One thing that I have learned over the years is that there is always something new to learn in the law. My latest legal enlightenment was found in Cinkus v. Village of Stickney Municipal Officers Electoral Board, No. 1-07-0700 (1st Dist., May 21, 2007). The case discusses election law, which had nothing to do with my “ah-ha” moment. Although my office provides legal advice on election law, it is not one of my areas of concentration. Thus, I perused the case, although not too closely.
I read “this case is not binding on this court and has no precedential value as it was decided prior to 1935.” Cinkus, at 6 (referring to People v. Hamilton, 24 Ill. App. 609 (1886) citingSklodowski v. Countrywide Home Loans, Inc., 358 Ill. App. 3d 696, 701 (2005); Graham v. White-Phillips Co., 296 U.S. 27, 31, 80 L. Ed. 2d 20, 24, 56 S. Ct. 21, 22 (1935)). My first reaction was “Did I read that correctly? I have never heard this before.”
I got curious and did a little research.

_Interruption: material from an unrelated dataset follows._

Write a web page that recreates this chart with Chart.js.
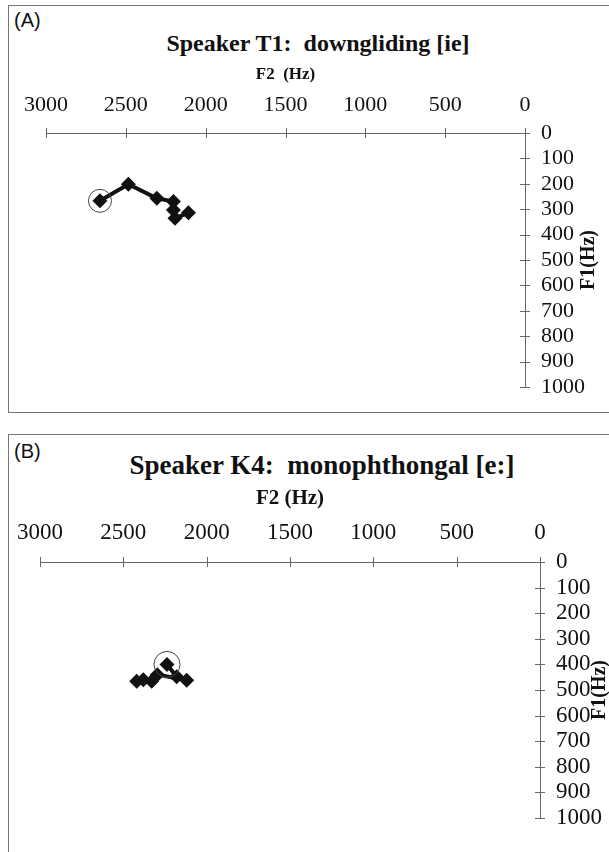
<!DOCTYPE html>
<html>
<head>
<meta charset="utf-8">
<script src="https://cdn.jsdelivr.net/npm/chart.js@4/dist/chart.umd.min.js"></script>
<style>
  html, body { margin:0; padding:0; background:#fff; }
  body { width:609px; height:852px; position:relative; overflow:hidden; }
  .panel { position:absolute; left:8px; width:640px; border:1px solid #777; box-sizing:border-box; }
  #panelA { top:5px; height:408px; }
  #panelB { top:434px; height:440px; }
  .tag { position:absolute; left:14px; font:20px "Liberation Sans", Arial, sans-serif; color:#111; }
  .ttl { position:absolute; font:bold 24px "Liberation Serif", serif; color:#111; white-space:pre; transform:translateX(-50%); }
  canvas { position:absolute; left:0; }
</style>
</head>
<body>
<div class="panel" id="panelA"></div>
<div class="panel" id="panelB"></div>
<div class="tag" style="top:9px">(A)</div>
<div class="ttl" style="top:30px;left:318px">Speaker T1:  downgliding [ie]</div>
<div class="tag" style="top:440px">(B)</div>
<div class="ttl" style="top:450px;left:322px;font-size:27px">Speaker K4:  monophthongal [e:]</div>
<canvas id="cvA" width="609" height="413" style="top:0"></canvas>
<canvas id="cvB" width="609" height="418" style="top:434px"></canvas>
<script>
/* valores (Hz) */
const f2Ticks = [3000, 2500, 2000, 1500, 1000, 500, 0];
const f1Ticks = [0, 100, 200, 300, 400, 500, 600, 700, 800, 900, 1000];

// Speaker T1: downgliding [ie]
const t1F2 = [2662, 2484, 2306, 2202, 2202, 2192, 2108];
const t1F1 = [267, 202, 257, 270, 303, 336, 314];
const t1Circled = 0;

// Speaker K4: monophthongal [e:]
const k4F2 = [2238, 2180, 2120, 2296, 2330, 2380, 2420];
const k4F1 = [400, 448, 462, 440, 466, 460, 466];
const k4Circled = 0;

const ink = '#111';
const axisGray = '#666';

/* marcas de escala cruzando a linha do eixo + título F1 rotacionado */
const crossTicks = {
  id: 'crossTicks',
  afterDraw(chart, args, opts) {
    const { ctx, scales: { x, y } } = chart;
    ctx.save();
    ctx.strokeStyle = axisGray; ctx.lineWidth = 1;
    x.ticks.forEach(t => {
      const px = Math.round(x.getPixelForValue(t.value)) + 0.5;
      ctx.beginPath(); ctx.moveTo(px, x.bottom - 5); ctx.lineTo(px, x.bottom + 5); ctx.stroke();
    });
    y.ticks.forEach(t => {
      const py = Math.round(y.getPixelForValue(t.value)) + 0.5;
      ctx.beginPath(); ctx.moveTo(y.left - 5, py); ctx.lineTo(y.left + 5, py); ctx.stroke();
    });
    ctx.translate(opts.titleX, (y.top + y.bottom) / 2);
    ctx.rotate(-Math.PI / 2);
    ctx.fillStyle = ink;
    ctx.font = 'bold ' + opts.titleSize + 'px "Liberation Serif", serif';
    ctx.textAlign = 'center'; ctx.textBaseline = 'middle';
    ctx.fillText('F1(Hz)', 0, 0);
    ctx.restore();
  }
};

function pts(xs, ys) { return xs.map((v, i) => ({ x: v, y: ys[i] })); }

function makeChart(id, xs, ys, circled, g) {
  const tickFont = { family: '"Liberation Serif", serif', size: g.tickSize };
  new Chart(document.getElementById(id), {
    type: 'line',
    data: {
      datasets: [
        { data: pts(xs, ys), borderColor: ink, backgroundColor: ink, borderWidth: 4,
          pointStyle: 'rectRot', pointRadius: 7.5, pointBorderWidth: 0, tension: 0, order: 2 },
        { data: [{ x: xs[circled], y: ys[circled] }], showLine: false, pointStyle: 'circle',
          pointRadius: g.circleR, pointBorderColor: '#444', pointBorderWidth: 1,
          pointBackgroundColor: 'rgba(0,0,0,0)', order: 1 }
      ]
    },
    options: {
      responsive: false, animation: false, devicePixelRatio: 1,
      layout: { padding: { left: g.left, top: g.top, bottom: g.bottom, right: 0 } },
      plugins: { legend: { display: false }, tooltip: { enabled: false },
        crossTicks: { titleX: g.titleX, titleSize: g.f1Size } },
      scales: {
        x: {
          type: 'linear', position: 'top', reverse: true, min: 0, max: 3000,
          afterBuildTicks: s => { s.ticks = f2Ticks.map(v => ({ value: v })); },
          afterFit: s => { s.height = g.xH; },
          grid: { display: false },
          border: { display: true, color: axisGray, width: 1 },
          ticks: { color: ink, padding: g.xPad, maxRotation: 0, autoSkip: false, font: tickFont,
            callback: v => String(v) },
          title: { display: true, text: g.f2Text, color: ink, padding: { top: g.tPad, bottom: 0 },
            font: { family: '"Liberation Serif", serif', size: g.f2Size, weight: 'bold' } }
        },
        y: {
          type: 'linear', position: 'right', reverse: true, min: 0, max: 1000,
          afterBuildTicks: s => { s.ticks = f1Ticks.map(v => ({ value: v })); },
          afterFit: s => { s.width = 609 - g.right; },
          grid: { display: false },
          border: { display: true, color: axisGray, width: 1 },
          ticks: { color: ink, padding: 8, autoSkip: false, font: tickFont,
            callback: v => String(v) }
        }
      }
    },
    plugins: [crossTicks]
  });
}

// área do gráfico A: x 46..525, y 133..387 ; B: x 40..540, y 562..818 (página)
makeChart('cvA', t1F2, t1F1, t1Circled,
  { left: 46, right: 525, top: 58, xH: 133 - 58, bottom: 413 - 387, xPad: 7, tPad: 6,
    titleX: 589, circleR: 11.5, tickSize: 22, f2Size: 17, f2Text: 'F2  (Hz)', f1Size: 20 });
makeChart('cvB', k4F2, k4F1, k4Circled,
  { left: 40, right: 540, top: 50, xH: 128 - 50, bottom: 418 - 384, xPad: 7, tPad: 2,
    titleX: 600, circleR: 13, tickSize: 23, f2Size: 21, f2Text: 'F2 (Hz)', f1Size: 20 });
</script>
</body>
</html>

The research was prompted by a couple of interests: (1) the statement was simply intriguing; and (2) I practice in the area of land use law and platting issues come up every once in a while, where I’ve relied upon cases from the early 1900s so it may be good to have an understanding of this axiom.
As applicable to the Illinois Appellate Court, the 1933 Illinois Revised Statutes specifically required that all opinions and decisions shall be in writing, briefly giving the reasons for the opinion, and filed in the case in which it was rendered. Ill. Rev. Stat. ch. 37, par. 41 (Smith-Hurd 1933). This paragraph continues “Provided, that such opinion shall not be of binding authority in any cause or proceeding, other than in that in which they may be filed.” Id. (emphasis added). This is the authority upon which the Cinkus court relied. Cinkus, at 6. This only applies to Illinois Appellate Court opinions entered prior to 1935. On April 25, 1935, the Illinois General Assembly amended this section and completely deleted the language stating that Illinois Appellate Court decisions are not precedential. 1935 Laws 696; Ill. Rev. Stat. ch. 37, par. 41 (Smith-Hurd 1935).

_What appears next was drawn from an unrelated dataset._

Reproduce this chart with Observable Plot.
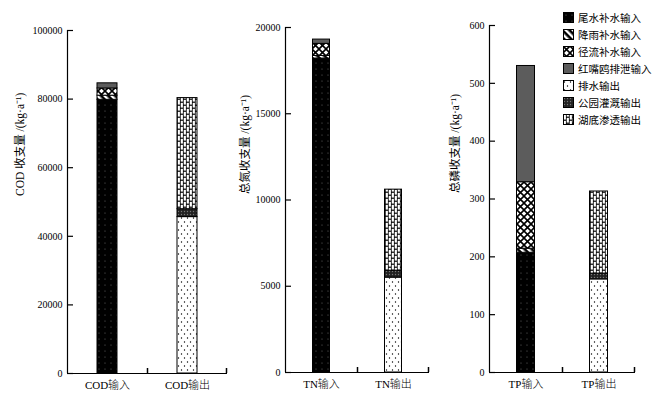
<!DOCTYPE html>
<html><head><meta charset="utf-8">
<script src="https://cdn.jsdelivr.net/npm/d3@7"></script>
<script src="https://cdn.jsdelivr.net/npm/@observablehq/plot@0.6"></script>
<style>
body{margin:0;background:#fff;}
#wrap{position:relative;width:655px;height:399px;overflow:hidden;background:#fff;font-family:"Liberation Serif","Noto Sans CJK SC",serif;}
.panel{position:absolute;top:0;}
#legend{position:absolute;left:563px;top:9px;font-size:10.5px;line-height:17px;color:#000;font-family:"Noto Sans CJK SC",sans-serif;}
#legend div{display:flex;align-items:center;height:17px;}
#legend svg{margin-right:4px;}
</style></head>
<body>
<svg width="0" height="0" style="position:absolute">
<defs>
<pattern id="p0" width="6" height="6" patternUnits="userSpaceOnUse"><rect width="6" height="6" fill="#000"/><circle cx="3" cy="3" r="0.6" fill="#666"/></pattern>
<pattern id="p1" width="5" height="5" patternUnits="userSpaceOnUse" patternTransform="rotate(-45)"><rect width="5" height="5" fill="#000"/><rect width="2.4" height="5" fill="#fff"/></pattern>
<pattern id="p2" width="7" height="7" patternUnits="userSpaceOnUse"><rect width="7" height="7" fill="#fff"/><path d="M0,0L7,7M7,0L0,7" stroke="#000" stroke-width="1.6"/></pattern>
<pattern id="p3" width="4" height="4" patternUnits="userSpaceOnUse"><rect width="4" height="4" fill="#5c5c5c"/></pattern>
<pattern id="p4" width="6" height="8" patternUnits="userSpaceOnUse"><rect width="6" height="8" fill="#fff"/><circle cx="1.5" cy="2" r="0.7" fill="#000"/><circle cx="4.5" cy="6" r="0.7" fill="#000"/></pattern>
<pattern id="p5" width="3" height="3" patternUnits="userSpaceOnUse"><rect width="3" height="3" fill="#222"/><circle cx="1.5" cy="1.5" r="0.7" fill="#777"/></pattern>
<pattern id="p6" width="6" height="12" patternUnits="userSpaceOnUse"><rect width="6" height="12" fill="#000"/><rect x="0.7" y="0.8" width="2.2" height="4.8" fill="#fff"/><rect x="0.7" y="6.8" width="2.2" height="4.8" fill="#fff"/><rect x="3.7" y="-2.2" width="2.2" height="4.8" fill="#fff"/><rect x="3.7" y="3.8" width="2.2" height="4.8" fill="#fff"/><rect x="3.7" y="9.8" width="2.2" height="4.8" fill="#fff"/></pattern>
</defs>
</svg>
<div id="wrap"><div id="legend"></div></div>
<script>
const series = ["尾水补水输入","降雨补水输入","径流补水输入","红嘴鸥排泄输入","排水输出","公园灌溉输出","湖底渗透输出"];
const fills = series.map((_, i) => `url(#p${i})`);

const codCats = ["COD输入","COD输出"];
const codIn = [79800, 1200, 2100, 1500];
const codOut = [45600, 2300, 32400];
const codTicks = [0, 20000, 40000, 60000, 80000, 100000];
const codLabel = "COD 收支量 /(kg·a⁻¹)";

const tnCats = ["TN输入","TN输出"];
const tnIn = [18200, 150, 700, 250];
const tnOut = [5500, 400, 4700];
const tnTicks = [0, 5000, 10000, 15000, 20000];
const tnLabel = "总氮收支量 /(kg·a⁻¹)";

const tpCats = ["TP输入","TP输出"];
const tpIn = [207, 7, 115, 201];
const tpOut = [161, 10, 142];
const tpTicks = [0, 100, 200, 300, 400, 500, 600];
const tpLabel = "总磷收支量 /(kg·a⁻¹)";

function panel({cats, inVals, outVals, ticks, label, left, width, ml, mr, mt, mb, inset, labelDx}) {
  const rows = [
    ...inVals.map((v, i) => ({cat: cats[0], series: series[i], value: v})),
    ...outVals.map((v, i) => ({cat: cats[1], series: series[4 + i], value: v}))
  ];
  const H = 399;
  const frameH = H - mt - mb;
  const frameW = width - ml - mr;
  const yMax = ticks[ticks.length - 1];
  const tickLen = yMax * 5 / frameH;
  const font = '"Liberation Serif","Noto Sans CJK SC",serif';
  const p = Plot.plot({
    width, height: H,
    marginLeft: ml, marginRight: mr, marginTop: mt, marginBottom: mb,
    style: {background: "transparent", fontFamily: font, color: "#000"},
    x: {domain: cats, padding: 0, label: null},
    y: {domain: [0, yMax], label: null},
    color: {domain: series, range: fills},
    marks: [
      Plot.barY(rows, {x: "cat", y: "value", fill: "series", stroke: "#000", strokeWidth: 1, insetLeft: inset, insetRight: inset}),
      Plot.ruleY([0], {stroke: "#000", strokeWidth: 1.2}),
      Plot.ruleX([0], {x: null, dx: -frameW / 2, y1: 0, y2: yMax, stroke: "#000", strokeWidth: 1.2}),
      Plot.ruleY(ticks, {y: d => d, insetRight: frameW - 6, stroke: "#000", strokeWidth: 1.2}),
      Plot.ruleX([0], {x: null, y1: 0, y2: tickLen, stroke: "#000", strokeWidth: 1.5}),
      Plot.ruleX([0], {x: null, dx: frameW / 2 - 1, y1: 0, y2: tickLen, stroke: "#000", strokeWidth: 1.5}),
      Plot.axisY(ticks, {tickSize: 0, tickPadding: 5, fontSize: 10, label: null, tickFormat: d => String(d)}),
      Plot.axisX(cats, {tickSize: 0, tickPadding: 8, fontSize: 11, fontWeight: 300, label: null}),
      Plot.text([label], {text: d => d, frameAnchor: "left", rotate: -90, dx: labelDx, dy: -6, fontSize: 11.5, fontFamily: font})
    ]
  });
  p.classList.add("panel");
  p.style.left = left + "px";
  document.getElementById("wrap").appendChild(p);
}

panel({cats: codCats, inVals: codIn, outVals: codOut, ticks: codTicks, label: codLabel, left: 0, width: 235, ml: 67, mr: 8, mt: 30, mb: 26, inset: 30, labelDx: -47});
panel({cats: tnCats, inVals: tnIn, outVals: tnOut, ticks: tnTicks, label: tnLabel, left: 235, width: 200, ml: 50, mr: 6, mt: 27, mb: 27, inset: 27.5, labelDx: -40});
panel({cats: tpCats, inVals: tpIn, outVals: tpOut, ticks: tpTicks, label: tpLabel, left: 440, width: 215, ml: 49, mr: 20, mt: 25, mb: 27, inset: 27.5, labelDx: -34});

const leg = document.getElementById("legend");
series.forEach((s, i) => {
  const row = document.createElement("div");
  row.innerHTML = `<svg width="11" height="11"><rect x="0.5" y="0.5" width="10" height="10" fill="${fills[i]}" stroke="#000"/></svg><span>${s}</span>`;
  leg.appendChild(row);
});
</script>
</body></html>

In case you were wondering, this rule is not applicable to Illinois Supreme Court cases. The 1933 Illinois Revised Statutes does not specifically state that Illinois Supreme Court decisions are precedential but it does provide that opinions shall be delivered in writing and shall be “spread at large upon the records of the court.” Further, the 1933 Illinois Revised Statutes provides for the distribution of the reports of decisions of the Supreme Court. See Ill. Rev. Stat. ch. 37, pars. 21, 24 (Smith-Hurd 1933).

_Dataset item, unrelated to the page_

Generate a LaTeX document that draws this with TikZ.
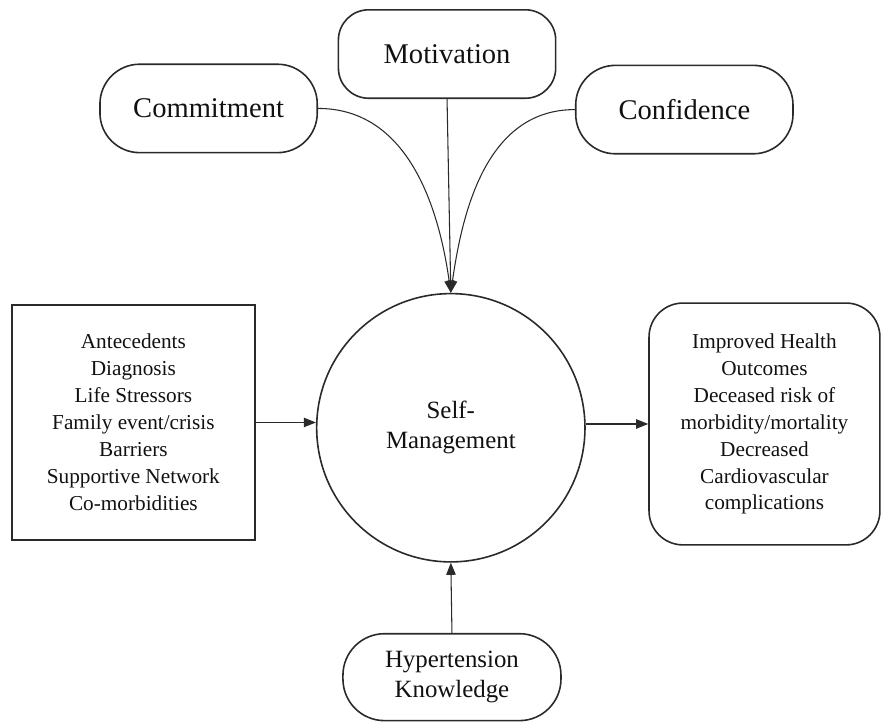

This begs the question: what is an attorney to do when the only on-point authority located is an Illinois Appellate Court decision prior to 1935? Obviously, you can continue your research and look for a Supreme Court opinion or an appellate court opinion after 1935. A second option is to use your creative skills and argue that although not binding pursuant to this particular statute, the authority cited may be considered by the court as persuasive authority and the court should follow it. See First Midwest Bank/Danville v. Hoagland, 244 Ill. App. 3d 596, 604, 613 N.E.2d 277, 283 (4th Dist. 1993). And, for those who practice land use and platting law, a final argument could be that as the plat was created in the 1890s (or whatever year you have prior to 1935), the cases to consider in interpreting the provisions of the statutes with respect to the plat are those that applied at the time of platting. While still arguing its persuasive authority application, it may give the court more comfort in using this very old case as authority. One final point to consider: if you cannot find anything directly on point, opposing counsel will probably be in the same position.